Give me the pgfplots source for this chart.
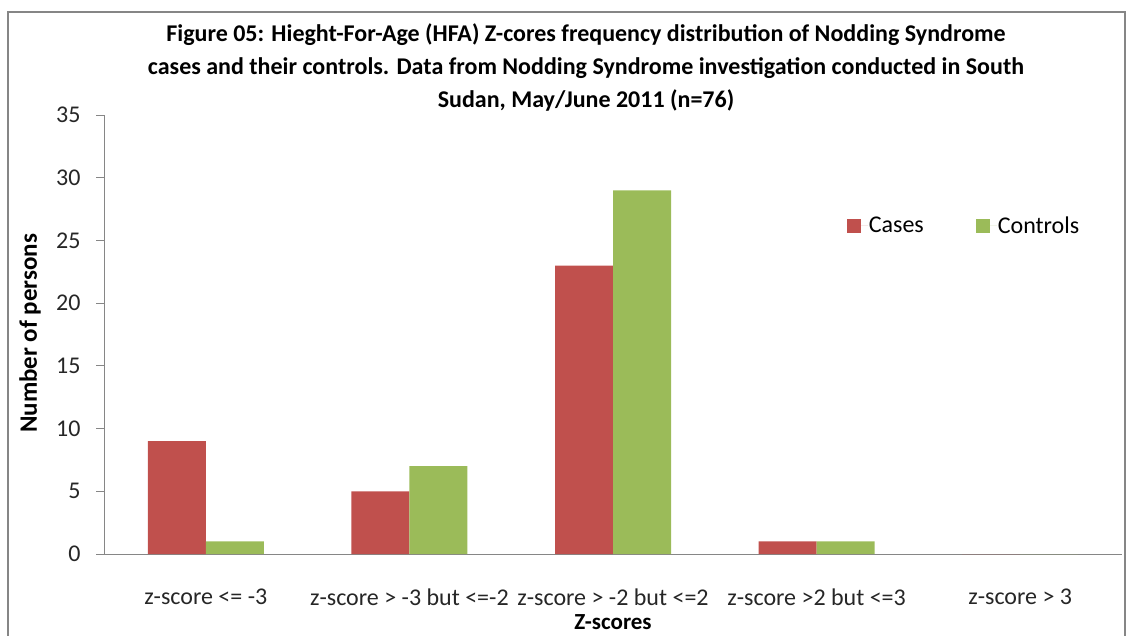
\documentclass[border=0pt]{standalone}
\usepackage{pgfplots}
\pgfplotsset{compat=1.18}
\usepackage{fontspec}
\setmainfont{Carlito}
\definecolor{cases}{HTML}{C0504D}
\definecolor{controls}{HTML}{9BBB59}
\definecolor{axgray}{HTML}{868686}
\begin{document}
\begin{tikzpicture}[x=1pt,y=1pt]
\useasboundingbox (0,0) rectangle (1132,635);
\draw[axgray,line width=2pt] (8,-10) -- (8,623) -- (1125,623) -- (1125,-10);
\node[align=center,font=\fontsize{24}{33}\selectfont\bfseries] at (586,568)
 {Figure 05: Hieght-For-Age (HFA) Z-cores frequency distribution of Nodding Syndrome\\
  cases and their controls. Data from Nodding Syndrome investigation conducted in South\\
  Sudan, May/June 2011 (n=76)};
\begin{axis}[
  at={(104pt,81pt)}, anchor=south west,
  scale only axis, width=1018pt, height=439pt,
  ymin=0, ymax=35, ytick={0,5,...,35},
  xmin=-0.5, xmax=4.5,
  axis x line=bottom, axis y line=left,
  axis line style={axgray,line width=1pt,-},
  x axis line style={-}, y axis line style={-},
  every tick/.style={axgray,line width=1pt},
  tick align=outside,
  major tick length=8pt,
  xtick={0,1,2,3,4},
  xticklabels={z-score <= -3, z-score > -3 but <=-2, z-score > -2 but <=2, z-score >2 but <=3, z-score > 3},
  x tick style={draw=none},
  extra x ticks={-0.5,0.5,1.5,2.5,3.5,4.5},
  extra x tick labels={},
  extra x tick style={major tick length=8pt, tick style={axgray,line width=1pt}},
  ticklabel style={font=\fontsize{24}{28}\selectfont, text=black!85},
  /pgf/number format/assume math mode=true,
  yticklabel style={xshift=-12pt},
  xticklabel style={yshift=-23pt},
  xlabel={Z-scores}, ylabel={Number of persons},
  xlabel style={font=\fontsize{23}{28}\selectfont\bfseries},
  ylabel style={font=\fontsize{25}{28}\selectfont\bfseries},
  every axis x label/.append style={at={(rel axis cs:0.5,0)}, anchor=center, yshift=-68pt},
  every axis y label/.append style={at={(rel axis cs:0,0.503)}, anchor=center, yshift=74pt},
  ybar, bar width=58pt,
  legend columns=2,
  legend style={draw=none, fill=none, at={(rel axis cs:0.7295,0.748)}, anchor=west,
    font=\fontsize{24}{28}\selectfont, inner sep=0pt, nodes={inner sep=1pt},
    /tikz/every even column/.append style={column sep=51pt}},
  legend image code/.code={\fill[#1] (0pt,-7pt) rectangle (14pt,7pt); \path (0pt,0pt) -- (21pt,0pt);},
]
\addplot[fill=cases, draw=none, bar shift=-29pt] coordinates {(0,9) (1,5) (2,23) (3,1) (4,0)};
\addplot[fill=controls, draw=none, bar shift=29pt] coordinates {(0,1) (1,7) (2,29) (3,1) (4,0)};
\legend{Cases, Controls}
\end{axis}
\end{tikzpicture}
\end{document}
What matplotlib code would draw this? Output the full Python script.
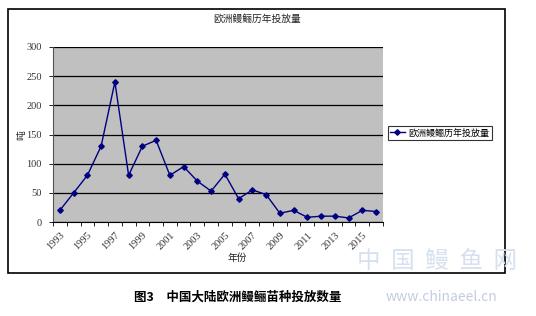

::::::

*What this task involves:* Repeat each entry exactly. Pictures do not belong in the copy.

*Solved exercise:*
Give me the pgfplots source for this chart.
\documentclass[border=0pt]{standalone}
\usepackage{pgfplots}
\pgfplotsset{compat=1.18}
\usepackage{fontspec}
\setmainfont{Carlito}
\definecolor{cases}{HTML}{C0504D}
\definecolor{controls}{HTML}{9BBB59}
\definecolor{axgray}{HTML}{868686}
\begin{document}
\begin{tikzpicture}[x=1pt,y=1pt]
\useasboundingbox (0,0) rectangle (1132,635);
\draw[axgray,line width=2pt] (8,-10) -- (8,623) -- (1125,623) -- (1125,-10);
\node[align=center,font=\fontsize{24}{33}\selectfont\bfseries] at (586,568)
 {Figure 05: Hieght-For-Age (HFA) Z-cores frequency distribution of Nodding Syndrome\\
  cases and their controls. Data from Nodding Syndrome investigation conducted in South\\
  Sudan, May/June 2011 (n=76)};
\begin{axis}[
  at={(104pt,81pt)}, anchor=south west,
  scale only axis, width=1018pt, height=439pt,
  ymin=0, ymax=35, ytick={0,5,...,35},
  xmin=-0.5, xmax=4.5,
  axis x line=bottom, axis y line=left,
  axis line style={axgray,line width=1pt,-},
  x axis line style={-}, y axis line style={-},
  every tick/.style={axgray,line width=1pt},
  tick align=outside,
  major tick length=8pt,
  xtick={0,1,2,3,4},
  xticklabels={z-score <= -3, z-score > -3 but <=-2, z-score > -2 but <=2, z-score >2 but <=3, z-score > 3},
  x tick style={draw=none},
  extra x ticks={-0.5,0.5,1.5,2.5,3.5,4.5},
  extra x tick labels={},
  extra x tick style={major tick length=8pt, tick style={axgray,line width=1pt}},
  ticklabel style={font=\fontsize{24}{28}\selectfont, text=black!85},
  /pgf/number format/assume math mode=true,
  yticklabel style={xshift=-12pt},
  xticklabel style={yshift=-23pt},
  xlabel={Z-scores}, ylabel={Number of persons},
  xlabel style={font=\fontsize{23}{28}\selectfont\bfseries},
  ylabel style={font=\fontsize{25}{28}\selectfont\bfseries},
  every axis x label/.append style={at={(rel axis cs:0.5,0)}, anchor=center, yshift=-68pt},
  every axis y label/.append style={at={(rel axis cs:0,0.503)}, anchor=center, yshift=74pt},
  ybar, bar width=58pt,
  legend columns=2,
  legend style={draw=none, fill=none, at={(rel axis cs:0.7295,0.748)}, anchor=west,
    font=\fontsize{24}{28}\selectfont, inner sep=0pt, nodes={inner sep=1pt},
    /tikz/every even column/.append style={column sep=51pt}},
  legend image code/.code={\fill[#1] (0pt,-7pt) rectangle (14pt,7pt); \path (0pt,0pt) -- (21pt,0pt);},
]
\addplot[fill=cases, draw=none, bar shift=-29pt] coordinates {(0,9) (1,5) (2,23) (3,1) (4,0)};
\addplot[fill=controls, draw=none, bar shift=29pt] coordinates {(0,1) (1,7) (2,29) (3,1) (4,0)};
\legend{Cases, Controls}
\end{axis}
\end{tikzpicture}
\end{document}
What matplotlib code would draw this? Output the full Python script.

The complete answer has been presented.